TASK TO CARRY OUT: Omit any picture, and return the remaining data exactly as written.

DATA SEGMENT:

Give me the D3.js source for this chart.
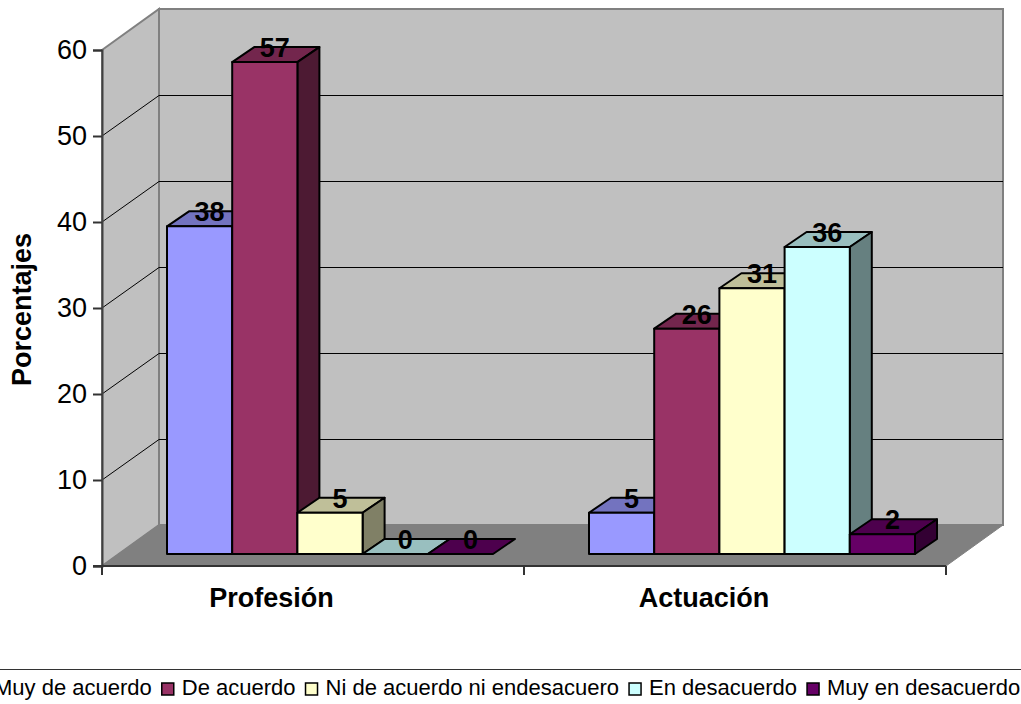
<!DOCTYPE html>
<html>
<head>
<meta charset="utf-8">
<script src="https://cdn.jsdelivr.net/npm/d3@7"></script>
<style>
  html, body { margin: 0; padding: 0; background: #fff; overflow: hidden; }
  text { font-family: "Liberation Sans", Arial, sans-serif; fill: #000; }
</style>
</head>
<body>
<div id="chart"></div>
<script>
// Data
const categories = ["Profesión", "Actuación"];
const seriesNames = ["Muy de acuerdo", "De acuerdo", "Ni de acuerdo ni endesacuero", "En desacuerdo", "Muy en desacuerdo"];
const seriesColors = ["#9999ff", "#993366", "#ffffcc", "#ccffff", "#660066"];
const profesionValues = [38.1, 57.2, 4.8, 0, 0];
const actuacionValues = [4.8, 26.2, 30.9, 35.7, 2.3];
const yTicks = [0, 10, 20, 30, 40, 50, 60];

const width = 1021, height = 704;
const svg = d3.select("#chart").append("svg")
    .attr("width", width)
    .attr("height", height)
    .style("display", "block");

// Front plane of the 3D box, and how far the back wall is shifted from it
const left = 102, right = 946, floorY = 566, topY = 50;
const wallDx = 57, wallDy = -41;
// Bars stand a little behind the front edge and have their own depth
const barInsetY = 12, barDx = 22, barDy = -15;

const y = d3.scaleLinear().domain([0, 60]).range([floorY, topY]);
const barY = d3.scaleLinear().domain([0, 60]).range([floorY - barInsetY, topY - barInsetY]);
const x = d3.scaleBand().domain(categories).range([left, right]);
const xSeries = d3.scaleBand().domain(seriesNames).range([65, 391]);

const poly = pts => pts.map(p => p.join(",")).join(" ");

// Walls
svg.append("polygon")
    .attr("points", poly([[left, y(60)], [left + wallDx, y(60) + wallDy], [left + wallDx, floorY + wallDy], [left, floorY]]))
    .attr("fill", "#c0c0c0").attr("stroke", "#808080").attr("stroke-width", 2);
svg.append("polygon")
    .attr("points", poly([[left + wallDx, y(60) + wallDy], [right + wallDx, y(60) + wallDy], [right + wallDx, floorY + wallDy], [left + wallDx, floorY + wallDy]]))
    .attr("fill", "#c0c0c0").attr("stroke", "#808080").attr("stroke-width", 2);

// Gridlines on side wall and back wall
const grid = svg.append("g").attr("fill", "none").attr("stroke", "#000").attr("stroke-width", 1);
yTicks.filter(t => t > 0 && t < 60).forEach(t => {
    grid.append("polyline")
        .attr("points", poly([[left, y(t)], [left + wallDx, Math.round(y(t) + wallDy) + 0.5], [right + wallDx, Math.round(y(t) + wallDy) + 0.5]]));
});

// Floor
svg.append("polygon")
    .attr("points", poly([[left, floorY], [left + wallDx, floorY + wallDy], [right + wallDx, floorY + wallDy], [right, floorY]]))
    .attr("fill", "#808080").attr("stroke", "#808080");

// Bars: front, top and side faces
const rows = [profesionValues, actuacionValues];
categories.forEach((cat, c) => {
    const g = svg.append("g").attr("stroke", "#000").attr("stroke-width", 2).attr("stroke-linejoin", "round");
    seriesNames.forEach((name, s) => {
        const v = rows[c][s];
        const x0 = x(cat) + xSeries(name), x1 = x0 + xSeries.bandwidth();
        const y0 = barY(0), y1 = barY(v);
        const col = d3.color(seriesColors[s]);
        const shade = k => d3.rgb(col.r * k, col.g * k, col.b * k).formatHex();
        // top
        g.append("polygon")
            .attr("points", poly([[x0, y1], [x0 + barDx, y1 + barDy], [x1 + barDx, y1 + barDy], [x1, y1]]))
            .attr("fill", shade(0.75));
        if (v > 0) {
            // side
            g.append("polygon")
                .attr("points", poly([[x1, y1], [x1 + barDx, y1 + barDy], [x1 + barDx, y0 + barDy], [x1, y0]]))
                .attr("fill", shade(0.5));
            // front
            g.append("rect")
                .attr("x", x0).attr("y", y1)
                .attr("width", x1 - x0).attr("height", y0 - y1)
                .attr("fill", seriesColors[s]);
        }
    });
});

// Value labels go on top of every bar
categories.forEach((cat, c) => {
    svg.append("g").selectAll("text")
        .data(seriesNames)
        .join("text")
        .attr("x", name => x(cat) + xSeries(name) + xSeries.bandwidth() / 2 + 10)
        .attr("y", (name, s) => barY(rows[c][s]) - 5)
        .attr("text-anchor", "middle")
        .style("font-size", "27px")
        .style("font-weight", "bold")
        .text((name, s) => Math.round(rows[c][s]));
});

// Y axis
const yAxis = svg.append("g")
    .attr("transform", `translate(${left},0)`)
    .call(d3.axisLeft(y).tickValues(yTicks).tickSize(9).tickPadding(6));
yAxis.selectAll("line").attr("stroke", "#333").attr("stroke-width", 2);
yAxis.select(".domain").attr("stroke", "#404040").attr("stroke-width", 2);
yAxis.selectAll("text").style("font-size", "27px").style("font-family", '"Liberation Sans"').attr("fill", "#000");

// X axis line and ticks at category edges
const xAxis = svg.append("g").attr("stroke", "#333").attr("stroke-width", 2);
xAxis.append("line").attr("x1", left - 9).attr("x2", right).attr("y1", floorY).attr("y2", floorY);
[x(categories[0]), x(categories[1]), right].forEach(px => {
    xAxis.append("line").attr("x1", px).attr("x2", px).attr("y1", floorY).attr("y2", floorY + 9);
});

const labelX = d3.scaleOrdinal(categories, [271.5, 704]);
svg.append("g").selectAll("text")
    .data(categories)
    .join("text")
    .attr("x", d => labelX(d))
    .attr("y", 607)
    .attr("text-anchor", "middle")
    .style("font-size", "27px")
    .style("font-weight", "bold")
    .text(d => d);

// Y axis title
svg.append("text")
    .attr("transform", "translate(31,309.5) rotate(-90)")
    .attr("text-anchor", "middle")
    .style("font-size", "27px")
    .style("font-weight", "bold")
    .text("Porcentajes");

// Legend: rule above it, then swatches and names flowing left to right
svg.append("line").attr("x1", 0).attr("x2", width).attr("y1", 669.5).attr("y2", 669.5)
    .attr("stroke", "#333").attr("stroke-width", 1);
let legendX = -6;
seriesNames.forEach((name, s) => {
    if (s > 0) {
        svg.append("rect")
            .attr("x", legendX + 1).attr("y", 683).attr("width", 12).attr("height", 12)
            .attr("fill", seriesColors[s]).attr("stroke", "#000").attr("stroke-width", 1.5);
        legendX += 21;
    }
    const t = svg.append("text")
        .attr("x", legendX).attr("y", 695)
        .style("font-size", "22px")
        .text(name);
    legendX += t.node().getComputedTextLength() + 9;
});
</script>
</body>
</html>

TASK SOLUTION:
Give me the D3.js source for this chart.
<!DOCTYPE html>
<html>
<head>
<meta charset="utf-8">
<script src="https://cdn.jsdelivr.net/npm/d3@7"></script>
<style>
  html, body { margin: 0; padding: 0; background: #fff; overflow: hidden; }
  text { font-family: "Liberation Sans", Arial, sans-serif; fill: #000; }
</style>
</head>
<body>
<div id="chart"></div>
<script>
// Data
const categories = ["Profesión", "Actuación"];
const seriesNames = ["Muy de acuerdo", "De acuerdo", "Ni de acuerdo ni endesacuero", "En desacuerdo", "Muy en desacuerdo"];
const seriesColors = ["#9999ff", "#993366", "#ffffcc", "#ccffff", "#660066"];
const profesionValues = [38.1, 57.2, 4.8, 0, 0];
const actuacionValues = [4.8, 26.2, 30.9, 35.7, 2.3];
const yTicks = [0, 10, 20, 30, 40, 50, 60];

const width = 1021, height = 704;
const svg = d3.select("#chart").append("svg")
    .attr("width", width)
    .attr("height", height)
    .style("display", "block");

// Front plane of the 3D box, and how far the back wall is shifted from it
const left = 102, right = 946, floorY = 566, topY = 50;
const wallDx = 57, wallDy = -41;
// Bars stand a little behind the front edge and have their own depth
const barInsetY = 12, barDx = 22, barDy = -15;

const y = d3.scaleLinear().domain([0, 60]).range([floorY, topY]);
const barY = d3.scaleLinear().domain([0, 60]).range([floorY - barInsetY, topY - barInsetY]);
const x = d3.scaleBand().domain(categories).range([left, right]);
const xSeries = d3.scaleBand().domain(seriesNames).range([65, 391]);

const poly = pts => pts.map(p => p.join(",")).join(" ");

// Walls
svg.append("polygon")
    .attr("points", poly([[left, y(60)], [left + wallDx, y(60) + wallDy], [left + wallDx, floorY + wallDy], [left, floorY]]))
    .attr("fill", "#c0c0c0").attr("stroke", "#808080").attr("stroke-width", 2);
svg.append("polygon")
    .attr("points", poly([[left + wallDx, y(60) + wallDy], [right + wallDx, y(60) + wallDy], [right + wallDx, floorY + wallDy], [left + wallDx, floorY + wallDy]]))
    .attr("fill", "#c0c0c0").attr("stroke", "#808080").attr("stroke-width", 2);

// Gridlines on side wall and back wall
const grid = svg.append("g").attr("fill", "none").attr("stroke", "#000").attr("stroke-width", 1);
yTicks.filter(t => t > 0 && t < 60).forEach(t => {
    grid.append("polyline")
        .attr("points", poly([[left, y(t)], [left + wallDx, Math.round(y(t) + wallDy) + 0.5], [right + wallDx, Math.round(y(t) + wallDy) + 0.5]]));
});

// Floor
svg.append("polygon")
    .attr("points", poly([[left, floorY], [left + wallDx, floorY + wallDy], [right + wallDx, floorY + wallDy], [right, floorY]]))
    .attr("fill", "#808080").attr("stroke", "#808080");

// Bars: front, top and side faces
const rows = [profesionValues, actuacionValues];
categories.forEach((cat, c) => {
    const g = svg.append("g").attr("stroke", "#000").attr("stroke-width", 2).attr("stroke-linejoin", "round");
    seriesNames.forEach((name, s) => {
        const v = rows[c][s];
        const x0 = x(cat) + xSeries(name), x1 = x0 + xSeries.bandwidth();
        const y0 = barY(0), y1 = barY(v);
        const col = d3.color(seriesColors[s]);
        const shade = k => d3.rgb(col.r * k, col.g * k, col.b * k).formatHex();
        // top
        g.append("polygon")
            .attr("points", poly([[x0, y1], [x0 + barDx, y1 + barDy], [x1 + barDx, y1 + barDy], [x1, y1]]))
            .attr("fill", shade(0.75));
        if (v > 0) {
            // side
            g.append("polygon")
                .attr("points", poly([[x1, y1], [x1 + barDx, y1 + barDy], [x1 + barDx, y0 + barDy], [x1, y0]]))
                .attr("fill", shade(0.5));
            // front
            g.append("rect")
                .attr("x", x0).attr("y", y1)
                .attr("width", x1 - x0).attr("height", y0 - y1)
                .attr("fill", seriesColors[s]);
        }
    });
});

// Value labels go on top of every bar
categories.forEach((cat, c) => {
    svg.append("g").selectAll("text")
        .data(seriesNames)
        .join("text")
        .attr("x", name => x(cat) + xSeries(name) + xSeries.bandwidth() / 2 + 10)
        .attr("y", (name, s) => barY(rows[c][s]) - 5)
        .attr("text-anchor", "middle")
        .style("font-size", "27px")
        .style("font-weight", "bold")
        .text((name, s) => Math.round(rows[c][s]));
});

// Y axis
const yAxis = svg.append("g")
    .attr("transform", `translate(${left},0)`)
    .call(d3.axisLeft(y).tickValues(yTicks).tickSize(9).tickPadding(6));
yAxis.selectAll("line").attr("stroke", "#333").attr("stroke-width", 2);
yAxis.select(".domain").attr("stroke", "#404040").attr("stroke-width", 2);
yAxis.selectAll("text").style("font-size", "27px").style("font-family", '"Liberation Sans"').attr("fill", "#000");

// X axis line and ticks at category edges
const xAxis = svg.append("g").attr("stroke", "#333").attr("stroke-width", 2);
xAxis.append("line").attr("x1", left - 9).attr("x2", right).attr("y1", floorY).attr("y2", floorY);
[x(categories[0]), x(categories[1]), right].forEach(px => {
    xAxis.append("line").attr("x1", px).attr("x2", px).attr("y1", floorY).attr("y2", floorY + 9);
});

const labelX = d3.scaleOrdinal(categories, [271.5, 704]);
svg.append("g").selectAll("text")
    .data(categories)
    .join("text")
    .attr("x", d => labelX(d))
    .attr("y", 607)
    .attr("text-anchor", "middle")
    .style("font-size", "27px")
    .style("font-weight", "bold")
    .text(d => d);

// Y axis title
svg.append("text")
    .attr("transform", "translate(31,309.5) rotate(-90)")
    .attr("text-anchor", "middle")
    .style("font-size", "27px")
    .style("font-weight", "bold")
    .text("Porcentajes");

// Legend: rule above it, then swatches and names flowing left to right
svg.append("line").attr("x1", 0).attr("x2", width).attr("y1", 669.5).attr("y2", 669.5)
    .attr("stroke", "#333").attr("stroke-width", 1);
let legendX = -6;
seriesNames.forEach((name, s) => {
    if (s > 0) {
        svg.append("rect")
            .attr("x", legendX + 1).attr("y", 683).attr("width", 12).attr("height", 12)
            .attr("fill", seriesColors[s]).attr("stroke", "#000").attr("stroke-width", 1.5);
        legendX += 21;
    }
    const t = svg.append("text")
        .attr("x", legendX).attr("y", 695)
        .style("font-size", "22px")
        .text(name);
    legendX += t.node().getComputedTextLength() + 9;
});
</script>
</body>
</html>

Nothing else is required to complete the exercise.